The complicated history of race relations in town and the significant role African Americans have played in the making of Yellow Springs are a few of the issues that a panel of Yellow Springs natives will address at a forum on Monday, Oct. 29, from 7 to 9 p.m. at Antioch University Midwest. The event, “The Elders Speak: Being Black in Yellow Springs,” is free and open to the public and is sponsored by the 365 Project, whose goal is to spark courageous conversations locally about African-American heritage and culture.

“It’s important that we remember how Yellow Springs became Yellow Springs,” a history in which African Americans had a major part to play, said John Gudgel, a member of the 365 Project. Gudgel helped chose panelists with deep roots in the community to reflect on how the village has changed over the decades and what the community faces today.

“People speak of Yellow Springs as diverse, and we are diverse in thought, but for African Americans Yellow Springs is not the attractive place that it once was,” Gudgel said. According to the 2010 census Yellow Springs now has 40-percent fewer people of color than in 1970.

Joining David and Sharon Perry on the panel are Kingsley Perry Jr., Isabel Newman and Betty Ford. Newman, 86, is a descendant of Wheeling Gaunt, who famously bought himself and his family out of slavery in the 1840s and later became a wealthy local landowner. Ford, 85, also comes from a well-known Yellow Springs family, the Cordells. Ford’s grandparents owned much of the property around Antioch College, including where the Antioch Inn and the Antioch Library now stand.

In fact, Ford, who grew up poor, said that she could not have afforded to live in Yellow Springs if it hadn’t been for her family’s property.

“The population has gone down with Afro-Americans because I think Yellow Springs is a very expensive place to live and if you don’t already own property, moving into Yellow Springs is very difficult,” said Ford, who remembers when building lots sold for just $500. The Glenns’ first Yellow Springs home cost $9,900 in 1955, according to Perry.

In addition to high housing prices, the lack of jobs in town may be another reason the African-American community fell from a quarter of the population in 1970 to just 12 percent today (in addition to 7 percent that now identify as “two or more races”), according to the Perrys. Both Sharon Perry’s parents worked stints at Vernay. Her first job in town was as a relish girl at the Antioch Inn, then a fancy restaurant, while her future husband worked at Antioch’s Behavioral Research Project, feeding the monkeys and rabbits used for scientific experiments. Newman worked for 48 years for Ernest Morgan at the Antioch Company, who sent her to New York to learn how to run a linotype machine. In other places at the time, similar opportunities weren’t available for black people.

The consequences of the black population’s decline can be felt all over the community, but one visible area is the loss of many black-owned businesses. The Perrys remember the proliferation of such shops downtown, including Hawk’s Shoe Shop, Stagner’s Cleaners, Burke’s Barber Shop and Jake’s Party Store.

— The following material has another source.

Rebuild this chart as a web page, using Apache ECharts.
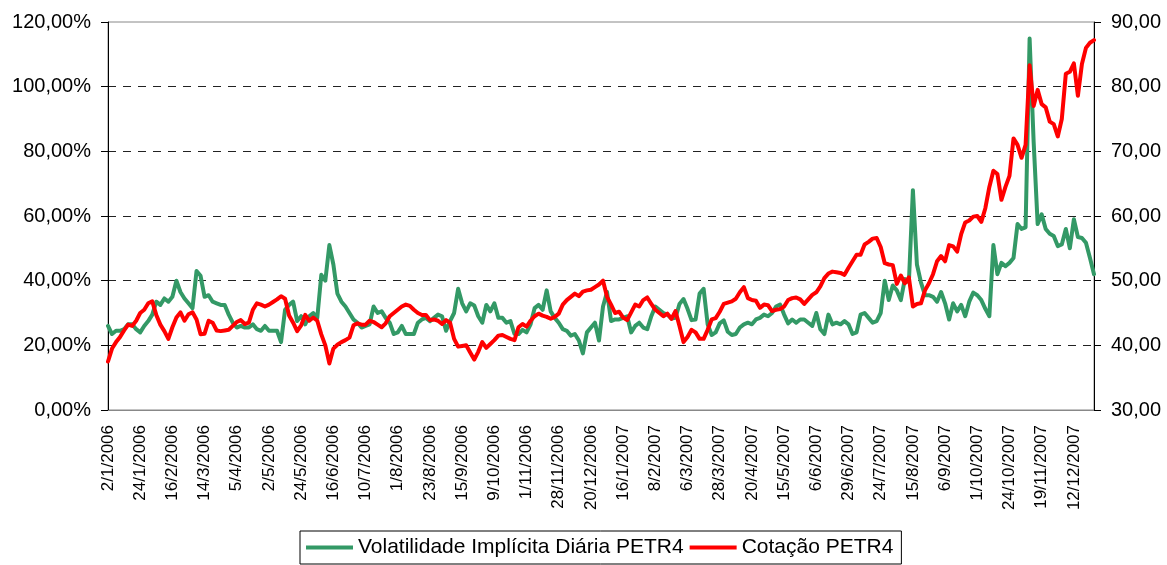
<!DOCTYPE html>
<html>
<head>
<meta charset="utf-8">
<title>Volatilidade x Cotação PETR4</title>
<script src="https://cdn.jsdelivr.net/npm/echarts@6/dist/echarts.min.js"></script>
<style>
  html, body { margin: 0; padding: 0; background: #fff; }
  #main { width: 1167px; height: 565px; }
</style>
</head>
<body>
<div id="main"></div>
<script>
// rótulos do eixo x (um a cada 16 pregões)
const tickDates = [
  '2/1/2006', '24/1/2006', '16/2/2006', '14/3/2006', '5/4/2006', '2/5/2006', '24/5/2006', '16/6/2006',
  '10/7/2006', '1/8/2006', '23/8/2006', '15/9/2006', '9/10/2006', '1/11/2006', '28/11/2006', '20/12/2006',
  '16/1/2007', '8/2/2007', '6/3/2007', '28/3/2007', '20/4/2007', '15/5/2007', '6/6/2007', '29/6/2007',
  '24/7/2007', '15/8/2007', '6/9/2007', '1/10/2007', '24/10/2007', '19/11/2007', '12/12/2007'
];
// pontos a cada 2 pregões -> 8 pontos entre rótulos
const pointsPerTick = 8;

// volatilidade implícita diária (%)
const volatilidade = [
  26, 23.5, 24.5, 24.5, 25, 26.5, 26.5, 25, 24, 26, 27.5, 29.5, 33.5, 32.5, 34.5, 33.5,
  35, 40, 36.5, 34.5, 33, 31.5, 43, 41.5, 35, 35.5, 33.5, 33, 32.5, 32.5, 29.5, 27,
  25.5, 26, 25.5, 25.5, 26.5, 25, 24.5, 26, 24.5, 24.5, 24.5, 21, 31, 32.5, 33.5, 27.5,
  29, 26.5, 29, 30, 28.5, 41.8, 40, 51, 45, 36, 33.5, 32, 30, 28, 27, 25.5,
  26, 26.5, 32, 30, 30.5, 28.5, 27, 23.5, 24, 26, 23.5, 23.5, 23.5, 27, 28, 28.5,
  27.5, 28.5, 29.5, 29, 24.5, 27.5, 30, 37.5, 33, 30.5, 33, 32.3, 29, 27, 32.5, 30.5,
  33, 28.5, 28.5, 27, 27.5, 23.5, 23.5, 24.8, 24, 26.5, 31.5, 32.5, 31, 37, 30.5, 28.5,
  27, 25, 24.5, 23, 23.5, 21.5, 17.5, 24, 25.5, 27, 21.5, 32, 36.5, 27.5, 28, 28,
  28.5, 29, 24, 26, 27, 25.5, 25, 29, 32, 31, 30, 29.5, 28.3, 28.5, 32.8, 34.3,
  31.3, 27.8, 28, 36, 37.5, 26.5, 23.2, 24, 26.8, 27.7, 24.2, 23.2, 23.5, 25.5, 26.5, 27,
  26.5, 28, 28.5, 29.5, 29, 30, 32, 32.6, 29.5, 26.8, 28, 27, 28, 28, 27, 26,
  30, 25, 23.5, 29.5, 26.5, 27, 26.5, 27.5, 26.5, 23.5, 24, 29.5, 30, 28.5, 27, 27.5,
  30, 40, 34, 38.5, 37, 34, 40.5, 39.5, 68, 45, 39.5, 35.5, 35.5, 35, 33.5, 36.5,
  33, 28, 33, 30.5, 32.5, 29, 33.5, 36.3, 35.5, 34, 31.3, 29, 51, 42, 45.5, 44.5,
  45.5, 47, 57.5, 56, 56.5, 114.9, 83, 57.5, 60.5, 56, 54.5, 53.8, 50.7, 51.2, 56, 50,
  59, 53.5, 53.2, 51.7, 47, 42
];

// cotação PETR4 (R$)
const cotacao = [
  37.5, 39.5, 40.5, 41.3, 42.3, 43.2, 43, 43.8, 45, 45.5, 46.5, 46.8, 44.7, 43.2, 42.2, 41,
  42.8, 44.3, 45.1, 43.8, 44.8, 45.1, 44, 41.7, 41.8, 43.8, 43.5, 42.3, 42.2, 42.3, 42.4, 43,
  43.6, 43.9, 43.3, 43.5, 45.5, 46.5, 46.3, 46, 46.3, 46.7, 47.1, 47.6, 47.2, 44.6, 43.5, 42.2,
  43.1, 44.7, 43.8, 44.3, 43.8, 41.7, 40, 37.2, 39.5, 40.1, 40.5, 40.8, 41.2, 43.1, 43.4, 43.2,
  43.2, 43.8, 43.6, 43.2, 42.8, 43.4, 44.5, 45, 45.5, 46, 46.3, 46.1, 45.5, 45, 44.7, 44.7,
  43.9, 44, 43.8, 43.3, 43.9, 43.5, 41, 39.8, 39.9, 40, 38.9, 37.8, 39, 40.5, 39.6, 40.2,
  40.8, 41.5, 41.6, 41.3, 41, 40.8, 42.8, 43.3, 42.9, 43.8, 44.5, 44.9, 44.6, 44.4, 44.1, 44.4,
  44.9, 46.3, 47, 47.5, 48, 47.6, 48.3, 48.5, 48.6, 49, 49.4, 50, 47.5, 46.3, 45, 45.2,
  44.3, 43.9, 45.1, 46.3, 46, 47, 47.4, 46.4, 45.5, 45, 44.5, 44.9, 44.1, 45.3, 43, 40.5,
  41.3, 42.4, 42, 41, 41, 42.4, 44, 44.2, 45.2, 46.4, 46.6, 46.8, 47.2, 48.2, 49, 47.3,
  47, 46.9, 45.8, 46.3, 46.2, 45.3, 45.5, 45.6, 46, 47, 47.3, 47.4, 47.1, 46.4, 47.1, 47.8,
  48.2, 49.1, 50.4, 51.1, 51.4, 51.3, 51.2, 50.9, 52, 53, 54, 54, 55.6, 56, 56.5, 56.6,
  55.2, 52.7, 52.5, 52.4, 49.5, 50.8, 49.6, 50.5, 46, 46.4, 46.5, 48.5, 49.6, 51, 53, 53.8,
  53, 55.5, 55.3, 54.5, 57.2, 59, 59.3, 59.9, 60, 59.1, 61.2, 64.5, 67, 66.5, 62.5, 64.5,
  66.2, 72, 71, 69, 71, 83.3, 77, 79.5, 77.3, 76.8, 74.6, 74.2, 72.3, 75, 82, 82.3,
  83.6, 78.6, 83.5, 86, 86.8, 87.2
];

const categories = cotacao.map((v, i) =>
  i % pointsPerTick === 0 ? (tickDates[i / pointsPerTick] || '') : ''
);

const fmt = (v) => v.toFixed(2).replace('.', ',');
const font = 'Liberation Sans, Arial, Helvetica, sans-serif';

const chart = echarts.init(document.getElementById('main'));
chart.setOption({
  animation: false,
  textStyle: { fontFamily: font },
  grid: {
    left: 108, right: 73, top: 22, bottom: 155,
    show: true, borderColor: '#888', borderWidth: 1
  },
  legend: {
    left: 300, top: 531,
    padding: [6, 8, 6, 6],
    itemGap: 6, itemWidth: 47, itemHeight: 4,
    icon: 'rect',
    borderColor: '#000', borderWidth: 1,
    textStyle: { fontSize: 21, color: '#000', fontFamily: font },
    data: ['Volatilidade Implícita Diária PETR4', 'Cotação PETR4']
  },
  xAxis: {
    type: 'category',
    data: categories,
    boundaryGap: false,
    axisLine: { lineStyle: { color: '#888' } },
    axisTick: { show: false },
    axisLabel: { interval: pointsPerTick - 1, rotate: 90, fontSize: 17, color: '#000', margin: 15 }
  },
  yAxis: [
    {
      type: 'value', position: 'left',
      min: 0, max: 120, interval: 20,
      axisLine: { show: true, lineStyle: { color: '#000' } },
      axisTick: { show: true, length: 7, lineStyle: { color: '#000' } },
      axisLabel: { formatter: (v) => fmt(v) + '%', fontSize: 20, color: '#000', margin: 17 },
      splitLine: {
        lineStyle: {
          type: [8, 7], width: 1,
          // sem linha tracejada no 0% e no 120% (borda)
          color: ['transparent', '#222', '#222', '#222', '#222', '#222', 'transparent']
        }
      }
    },
    {
      type: 'value', position: 'right',
      min: 30, max: 90, interval: 10,
      axisLine: { show: true, lineStyle: { color: '#000' } },
      axisTick: { show: true, length: 7, lineStyle: { color: '#000' } },
      axisLabel: { formatter: fmt, fontSize: 20, color: '#000', margin: 17 },
      splitLine: { show: false }
    }
  ],
  series: [
    {
      name: 'Volatilidade Implícita Diária PETR4',
      type: 'line',
      yAxisIndex: 0,
      data: volatilidade,
      showSymbol: false,
      color: '#339966',
      lineStyle: { width: 4, color: '#339966', join: 'round', cap: 'round' }
    },
    {
      name: 'Cotação PETR4',
      type: 'line',
      yAxisIndex: 1,
      data: cotacao,
      showSymbol: false,
      color: '#ff0000',
      lineStyle: { width: 4, color: '#ff0000', join: 'round', cap: 'round' }
    }
  ]
});
</script>
</body>
</html>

The two predominantly black churches in town — Central Chapel AME and the First Baptist Church — have also taken a hit, they said. Then, the congregations were larger and more active with frequent picnics, teen programs and choirs. Ford remembers fondly the evening moonlight church picnics, which families would attend together. Today, she laments, people are more individualistic. Sharon Perry agrees.

“Yellow Springs has become more bourgeois and people don’t seem to be as close to each other,” she said. “Everyone is just doing their own thing.”

Gudgel, who grew up in Yellow Springs in the 1970s sees that Yellow Springs is not as vibrant, self-sustaining and tolerant of different viewpoints as it was. Villagers, especially the younger generation, he said, need to remember the town’s history, and honestly look at its present, to understand the community.

“We’re still an open, tolerant community [in terms of racial or lifestyle differences] but we’re less tolerant of people’s views on issues,” Gudgel said. “It’s disheartening to see that level of antagonism.”